Quote every line below exactly and skip any picture.

===== DATA EXCERPT

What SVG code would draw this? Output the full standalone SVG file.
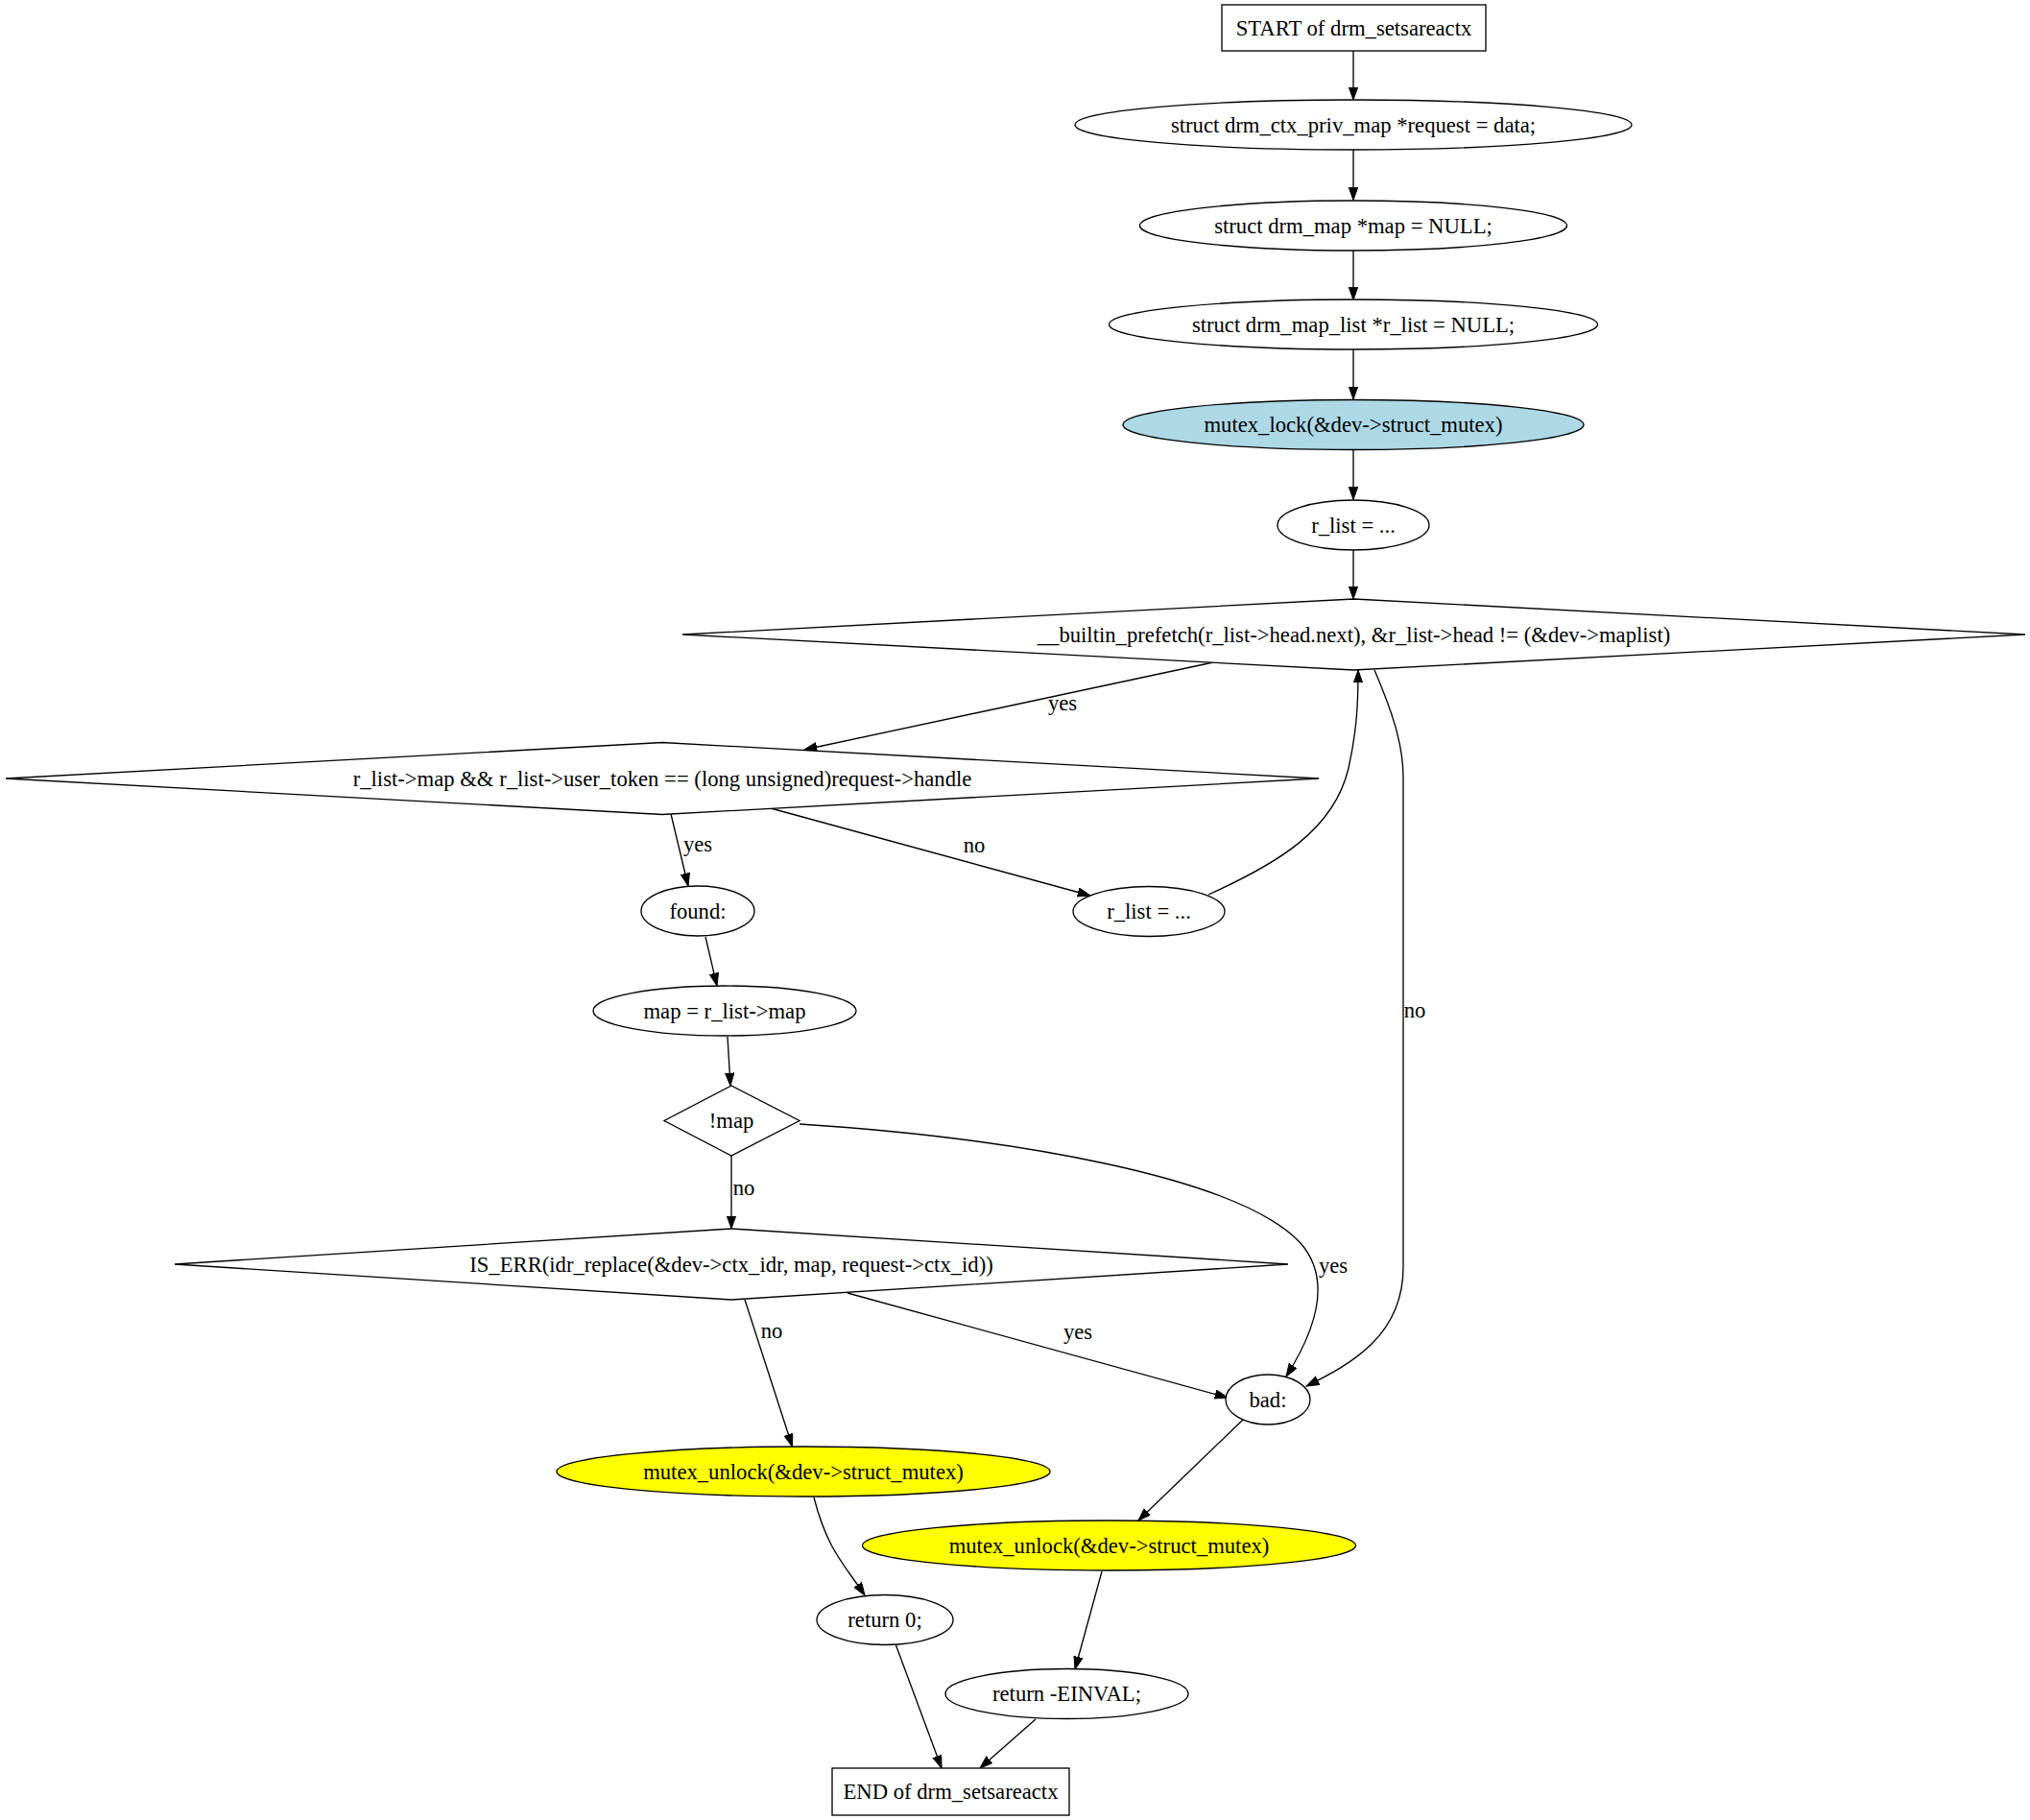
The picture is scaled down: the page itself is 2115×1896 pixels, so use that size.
<svg xmlns="http://www.w3.org/2000/svg" width="2115" height="1896" viewBox="0 0 2115 1896">
<style>
.n{fill:#ffffff;stroke:#000000;stroke-width:1.33}
.blue{fill:#add8e6}
.yellow{fill:#ffff00}
.t{font-family:"Liberation Serif","Times New Roman",serif;font-size:22.67px;fill:#000000;text-anchor:middle}
.e{fill:none;stroke:#000000;stroke-width:1.33;marker-end:url(#arr)}
</style>
<defs>
<marker id="arr" markerUnits="userSpaceOnUse" markerWidth="16" markerHeight="12" refX="13.3" refY="4.7" orient="auto">
<path d="M0,0 L13.3,4.7 L0,9.4 Z" fill="#000000" stroke="#000000" stroke-width="1"/>
</marker>
</defs>
<rect width="2115" height="1896" fill="#ffffff"/>
<g id="edges">
<path class="e" d="M1410,53 L1410,104"/>
<path class="e" d="M1410,156 L1410,208.5"/>
<path class="e" d="M1410,261 L1410,312.5"/>
<path class="e" d="M1410,364 L1410,416"/>
<path class="e" d="M1410,469 L1410,520.5"/>
<path class="e" d="M1410,573 L1410,624"/>
<path class="e" d="M1264,690 L838,781"/>
<text class="t" x="1107" y="740">yes</text>
<path class="e" d="M699,848 L717,923"/>
<text class="t" x="727" y="887">yes</text>
<path class="e" d="M803,842 L1136,933"/>
<text class="t" x="1015" y="888">no</text>
<path class="e" d="M1259,932 C1330,900 1390,865 1405,800 C1414,760 1415,730 1415,698"/>
<path class="e" d="M1432,698 C1450,740 1462,775 1462,810 L1462,1320 C1462,1390 1410,1420 1361,1444"/>
<text class="t" x="1474" y="1060">no</text>
<path class="e" d="M735,976 L747,1027"/>
<path class="e" d="M758,1080 L761,1131"/>
<path class="e" d="M762,1204 L762,1280"/>
<text class="t" x="775" y="1245">no</text>
<path class="e" d="M833,1171 C1050,1185 1290,1225 1355,1295 C1390,1335 1368,1390 1340,1434"/>
<text class="t" x="1389" y="1326">yes</text>
<path class="e" d="M776,1354 L825.5,1507"/>
<text class="t" x="804" y="1394">no</text>
<path class="e" d="M883,1347 L1279,1456"/>
<text class="t" x="1123" y="1395">yes</text>
<path class="e" d="M1295,1479 L1186,1584"/>
<path class="e" d="M848,1560 C862,1615 880,1630 901,1662"/>
<path class="e" d="M1148,1637 L1120,1739"/>
<path class="e" d="M933.5,1714 L981,1842"/>
<path class="e" d="M1079,1791 L1021,1842"/>
</g>
<g id="start">
<rect class="n" x="1273" y="5" width="275" height="48"/>
<text class="t" x="1410.5" y="36.5">START of drm_setsareactx</text>
</g>
<g id="n_request">
<ellipse class="n" cx="1410" cy="130" rx="290" ry="26"/>
<text class="t" x="1410" y="137.5">struct drm_ctx_priv_map *request = data;</text>
</g>
<g id="n_map">
<ellipse class="n" cx="1410" cy="235" rx="222.5" ry="26"/>
<text class="t" x="1410" y="242.5">struct drm_map *map = NULL;</text>
</g>
<g id="n_rlist_decl">
<ellipse class="n" cx="1410" cy="338" rx="254.5" ry="26"/>
<text class="t" x="1410" y="345.5">struct drm_map_list *r_list = NULL;</text>
</g>
<g id="n_mutex_lock">
<ellipse class="n blue" cx="1410" cy="442.5" rx="240" ry="26"/>
<text class="t" x="1410" y="450">mutex_lock(&amp;dev-&gt;struct_mutex)</text>
</g>
<g id="n_rlist1">
<ellipse class="n" cx="1410" cy="547" rx="79" ry="26"/>
<text class="t" x="1410" y="554.5">r_list = ...</text>
</g>
<g id="d_loop">
<polygon class="n" points="1410.5,624 2110,661 1410.5,698 711,661"/>
<text class="t" x="1410.5" y="668.5">__builtin_prefetch(r_list-&gt;head.next), &amp;r_list-&gt;head != (&amp;dev-&gt;maplist)</text>
</g>
<g id="d_match">
<polygon class="n" points="690,773.5 1374,811 690,848.5 6,811"/>
<text class="t" x="690" y="818.5">r_list-&gt;map &amp;&amp; r_list-&gt;user_token == (long unsigned)request-&gt;handle</text>
</g>
<g id="n_found">
<ellipse class="n" cx="727" cy="949" rx="59" ry="26"/>
<text class="t" x="727" y="956.5">found:</text>
</g>
<g id="n_rlist2">
<ellipse class="n" cx="1197" cy="949.5" rx="79" ry="26"/>
<text class="t" x="1197" y="957">r_list = ...</text>
</g>
<g id="n_map_assign">
<ellipse class="n" cx="755" cy="1053" rx="137" ry="26"/>
<text class="t" x="755" y="1060.5">map = r_list-&gt;map</text>
</g>
<g id="d_notmap">
<polygon class="n" points="762,1131 833,1167.5 762,1204 692,1167.5"/>
<text class="t" x="762" y="1175">!map</text>
</g>
<g id="d_iserr">
<polygon class="n" points="762,1280 1342,1317 762,1354 182,1317"/>
<text class="t" x="762" y="1324.5">IS_ERR(idr_replace(&amp;dev-&gt;ctx_idr, map, request-&gt;ctx_id))</text>
</g>
<g id="n_bad">
<ellipse class="n" cx="1321" cy="1458" rx="44" ry="26"/>
<text class="t" x="1321" y="1465.5">bad:</text>
</g>
<g id="n_unlock1">
<ellipse class="n yellow" cx="837" cy="1533" rx="257" ry="26"/>
<text class="t" x="837" y="1540.5">mutex_unlock(&amp;dev-&gt;struct_mutex)</text>
</g>
<g id="n_unlock2">
<ellipse class="n yellow" cx="1155.5" cy="1610" rx="257" ry="26"/>
<text class="t" x="1155.5" y="1617.5">mutex_unlock(&amp;dev-&gt;struct_mutex)</text>
</g>
<g id="n_return0">
<ellipse class="n" cx="922" cy="1687.5" rx="71" ry="26"/>
<text class="t" x="922" y="1695">return 0;</text>
</g>
<g id="n_return_einval">
<ellipse class="n" cx="1111.5" cy="1764.5" rx="126.5" ry="26"/>
<text class="t" x="1111.5" y="1772">return -EINVAL;</text>
</g>
<g id="end">
<rect class="n" x="867" y="1842" width="247" height="49"/>
<text class="t" x="990.5" y="1874">END of drm_setsareactx</text>
</g>
</svg>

==========

_THE SOLUTION_:
What SVG code would draw this? Output the full standalone SVG file.
The picture is scaled down: the page itself is 2115×1896 pixels, so use that size.
<svg xmlns="http://www.w3.org/2000/svg" width="2115" height="1896" viewBox="0 0 2115 1896">
<style>
.n{fill:#ffffff;stroke:#000000;stroke-width:1.33}
.blue{fill:#add8e6}
.yellow{fill:#ffff00}
.t{font-family:"Liberation Serif","Times New Roman",serif;font-size:22.67px;fill:#000000;text-anchor:middle}
.e{fill:none;stroke:#000000;stroke-width:1.33;marker-end:url(#arr)}
</style>
<defs>
<marker id="arr" markerUnits="userSpaceOnUse" markerWidth="16" markerHeight="12" refX="13.3" refY="4.7" orient="auto">
<path d="M0,0 L13.3,4.7 L0,9.4 Z" fill="#000000" stroke="#000000" stroke-width="1"/>
</marker>
</defs>
<rect width="2115" height="1896" fill="#ffffff"/>
<g id="edges">
<path class="e" d="M1410,53 L1410,104"/>
<path class="e" d="M1410,156 L1410,208.5"/>
<path class="e" d="M1410,261 L1410,312.5"/>
<path class="e" d="M1410,364 L1410,416"/>
<path class="e" d="M1410,469 L1410,520.5"/>
<path class="e" d="M1410,573 L1410,624"/>
<path class="e" d="M1264,690 L838,781"/>
<text class="t" x="1107" y="740">yes</text>
<path class="e" d="M699,848 L717,923"/>
<text class="t" x="727" y="887">yes</text>
<path class="e" d="M803,842 L1136,933"/>
<text class="t" x="1015" y="888">no</text>
<path class="e" d="M1259,932 C1330,900 1390,865 1405,800 C1414,760 1415,730 1415,698"/>
<path class="e" d="M1432,698 C1450,740 1462,775 1462,810 L1462,1320 C1462,1390 1410,1420 1361,1444"/>
<text class="t" x="1474" y="1060">no</text>
<path class="e" d="M735,976 L747,1027"/>
<path class="e" d="M758,1080 L761,1131"/>
<path class="e" d="M762,1204 L762,1280"/>
<text class="t" x="775" y="1245">no</text>
<path class="e" d="M833,1171 C1050,1185 1290,1225 1355,1295 C1390,1335 1368,1390 1340,1434"/>
<text class="t" x="1389" y="1326">yes</text>
<path class="e" d="M776,1354 L825.5,1507"/>
<text class="t" x="804" y="1394">no</text>
<path class="e" d="M883,1347 L1279,1456"/>
<text class="t" x="1123" y="1395">yes</text>
<path class="e" d="M1295,1479 L1186,1584"/>
<path class="e" d="M848,1560 C862,1615 880,1630 901,1662"/>
<path class="e" d="M1148,1637 L1120,1739"/>
<path class="e" d="M933.5,1714 L981,1842"/>
<path class="e" d="M1079,1791 L1021,1842"/>
</g>
<g id="start">
<rect class="n" x="1273" y="5" width="275" height="48"/>
<text class="t" x="1410.5" y="36.5">START of drm_setsareactx</text>
</g>
<g id="n_request">
<ellipse class="n" cx="1410" cy="130" rx="290" ry="26"/>
<text class="t" x="1410" y="137.5">struct drm_ctx_priv_map *request = data;</text>
</g>
<g id="n_map">
<ellipse class="n" cx="1410" cy="235" rx="222.5" ry="26"/>
<text class="t" x="1410" y="242.5">struct drm_map *map = NULL;</text>
</g>
<g id="n_rlist_decl">
<ellipse class="n" cx="1410" cy="338" rx="254.5" ry="26"/>
<text class="t" x="1410" y="345.5">struct drm_map_list *r_list = NULL;</text>
</g>
<g id="n_mutex_lock">
<ellipse class="n blue" cx="1410" cy="442.5" rx="240" ry="26"/>
<text class="t" x="1410" y="450">mutex_lock(&amp;dev-&gt;struct_mutex)</text>
</g>
<g id="n_rlist1">
<ellipse class="n" cx="1410" cy="547" rx="79" ry="26"/>
<text class="t" x="1410" y="554.5">r_list = ...</text>
</g>
<g id="d_loop">
<polygon class="n" points="1410.5,624 2110,661 1410.5,698 711,661"/>
<text class="t" x="1410.5" y="668.5">__builtin_prefetch(r_list-&gt;head.next), &amp;r_list-&gt;head != (&amp;dev-&gt;maplist)</text>
</g>
<g id="d_match">
<polygon class="n" points="690,773.5 1374,811 690,848.5 6,811"/>
<text class="t" x="690" y="818.5">r_list-&gt;map &amp;&amp; r_list-&gt;user_token == (long unsigned)request-&gt;handle</text>
</g>
<g id="n_found">
<ellipse class="n" cx="727" cy="949" rx="59" ry="26"/>
<text class="t" x="727" y="956.5">found:</text>
</g>
<g id="n_rlist2">
<ellipse class="n" cx="1197" cy="949.5" rx="79" ry="26"/>
<text class="t" x="1197" y="957">r_list = ...</text>
</g>
<g id="n_map_assign">
<ellipse class="n" cx="755" cy="1053" rx="137" ry="26"/>
<text class="t" x="755" y="1060.5">map = r_list-&gt;map</text>
</g>
<g id="d_notmap">
<polygon class="n" points="762,1131 833,1167.5 762,1204 692,1167.5"/>
<text class="t" x="762" y="1175">!map</text>
</g>
<g id="d_iserr">
<polygon class="n" points="762,1280 1342,1317 762,1354 182,1317"/>
<text class="t" x="762" y="1324.5">IS_ERR(idr_replace(&amp;dev-&gt;ctx_idr, map, request-&gt;ctx_id))</text>
</g>
<g id="n_bad">
<ellipse class="n" cx="1321" cy="1458" rx="44" ry="26"/>
<text class="t" x="1321" y="1465.5">bad:</text>
</g>
<g id="n_unlock1">
<ellipse class="n yellow" cx="837" cy="1533" rx="257" ry="26"/>
<text class="t" x="837" y="1540.5">mutex_unlock(&amp;dev-&gt;struct_mutex)</text>
</g>
<g id="n_unlock2">
<ellipse class="n yellow" cx="1155.5" cy="1610" rx="257" ry="26"/>
<text class="t" x="1155.5" y="1617.5">mutex_unlock(&amp;dev-&gt;struct_mutex)</text>
</g>
<g id="n_return0">
<ellipse class="n" cx="922" cy="1687.5" rx="71" ry="26"/>
<text class="t" x="922" y="1695">return 0;</text>
</g>
<g id="n_return_einval">
<ellipse class="n" cx="1111.5" cy="1764.5" rx="126.5" ry="26"/>
<text class="t" x="1111.5" y="1772">return -EINVAL;</text>
</g>
<g id="end">
<rect class="n" x="867" y="1842" width="247" height="49"/>
<text class="t" x="990.5" y="1874">END of drm_setsareactx</text>
</g>
</svg>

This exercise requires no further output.